The importance of peripheral pulses, peripheral oedema and local pain for the outcome of diabetic foot ulcers
Summary, in English
In a prospective study, peripheral pulses, claudication, peripheral oedema, and rest pain were evaluated in 314 sequentially presenting diabetic patients with foot ulcers. In the ulcerated limb pedal pulses were found to be present in 44% of the patients, peripheral oedema in 38%, and rest pain in 19%. Twelve per cent had claudication. Presence of pedal pulses was more common in patients whose ulcers underwent primary healing (56%) than in those who healed after amputation (23%) or died (25%, p less than 0.001). Eighty per cent of the patients with pedal pulses present underwent primary healing.

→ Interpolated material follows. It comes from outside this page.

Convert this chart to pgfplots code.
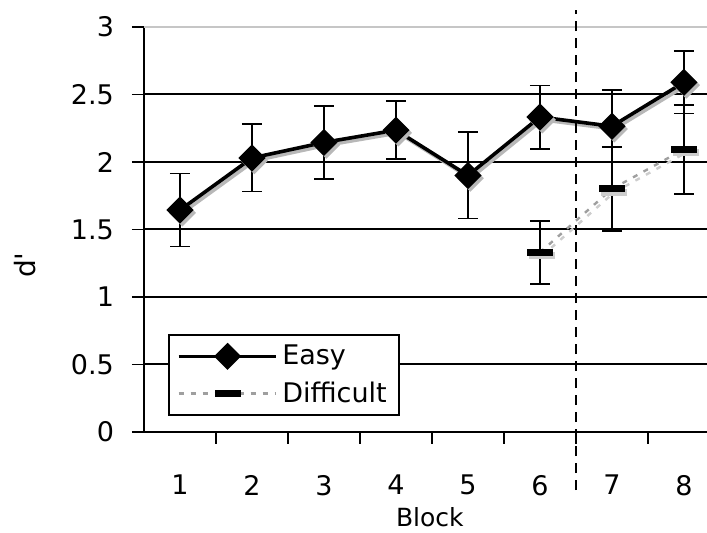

However, 49% of patients with absence of pedal pulses also underwent primary healing and 12 patients developed gangrene despite presence of pedal pulses. Peripheral oedema was more common in patients who required amputation (58%) or died (55%) than in patients with primary healing (26%, p less than 0.001). A tentative predisposing factor was identified in 95% of the patients, the most common factors being neuropathy, congestive heart failure, and previous deep venous thrombosis. Rest pain was more common in patients who required amputation (48%) or died (23%) than in those with primary healing (7%; p less than 0.001). Only 50% of patients with gangrene had rest pain and of these patients, only one underwent primary healing. The presence of pedal pulses, oedema, and rest pain give valuable but imperfect information on the possible primary healing of foot ulcers in diabetic patients.